Breaking Bottles, Japanese Noodles and Making Memories
Earlier this week my wife planned a big networking dinner for many of her professional female friends. For a week before she told all of us we were welcome to be home during the party, but surprisingly we had no interest to be flies on the wall for this kind of party. It was more about giving her and her friends their space rather than hiding in the basement all night watching the dogs. Number 2 and I had talked about what we would do with ourselves during her last night home for a month or so but we hadn’t settled on any real plans and we were fine with that and figured we would work something out. Well my wife had other plans in mind.
The day of the party she asked what time I would be available and could I be across town by 5:30. I asked why and she said she had made plans for us. You see my wife is constantly thinking about how she can help her family or make things easier for them. I love that about her but when it impacts me I immediately get nervous. I am a control freak and when I am not in control I start to hyperventilate. So what did I do when she asked the question about time? I googled the city I was supposed to drive to and the time in calendar of events and came up with one listing…yoga in the park! I texted back and said sorry not going to do yoga with Number 2 and that we would make our own plans.
Well that wasn’t her plan for us. She had made a couples date for us at a place that you can pay to smash things. You read that right. This is a new business that allows you to come in and for 1 hour you can break things with a baseball bat, hammer and other tools of destruction. Neither my daughter or I knew exactly what to say but we said we are down with giving it a try.
When we got there, we didn’t know what to expect or think. The business was in an old run down office space. The inside didn’t leave much to be desired either. Guess I didn’t know what I expected since this a place you pay to break stuff. They put us in a small room with an old file cabinet, a dozen empty wine bottles and about 2 dozen empty beer bottles and said have fun! I choose an aluminum bat and Number 2 grabbed a heavy hammer. Then we just looked at each other and said, what now? Well there were no rules, we could do what we wanted and make as much of a mess as we wanted!

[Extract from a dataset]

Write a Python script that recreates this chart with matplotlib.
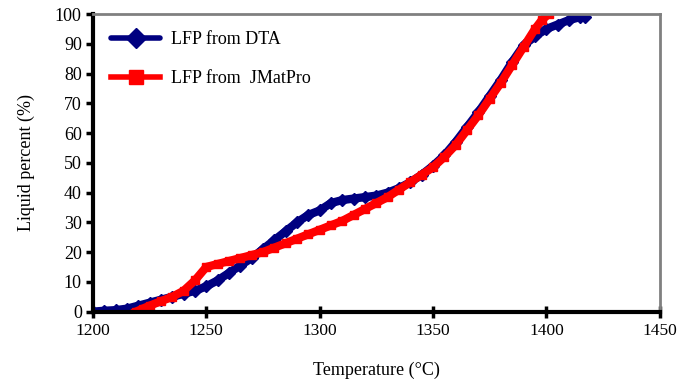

I’d be lying if I said I didn’t take to this new activity quickly! As Number 2 stood in the corner, I took out my first empty Bud Light bottle, threw it up in the air and obliterated it with the baseball bat! Then it was Number 2’s turn. She went at the filing cabinet as though it had personally wronged her with her hammer and started wailing on it. After a few minutes, she stood up and started laughing. Her laugh was contagious and I joined in. We spent the next half hour throwing bottles against the wall, wacking the filing cabinet and even throwing cinder blocks against the wall watching all our bottles quickly become shattered glass all over the floor. I don’t know how anyone takes an hour to destroy what they give you but it sure didn’t take us long. After we finished we were asked to sign their wall. “We came, we saw we destroyed stuff!”
After that, we had a nice dinner at a Japanese restaurant that my darling wife had also found for us. On our own we then found a new ice cream place to try. All the time, we had a great time talking about her life and our ZagZig Family. It was one of my high points of having her home because it was just about her and I. There are so many other things that can get in the way of a personal relationship without intentionality.
Our date was so much more then breaking things or a good Japanese dinner. It was so much more than the rolled ice cream. It was about getting back to what was important and that is our relationship. Number 2 is off living her dream overseas or in other states entertaining others. Her independence is always been there and when she is gone, we rarely hear from her. She is very important to both of us and we always want her to know that even when we are not talking with her or seeing her she is always on our minds. I often say all of our experiences help to create memories and for sure breaking bottles will be a new memory I will hold dear to my heart.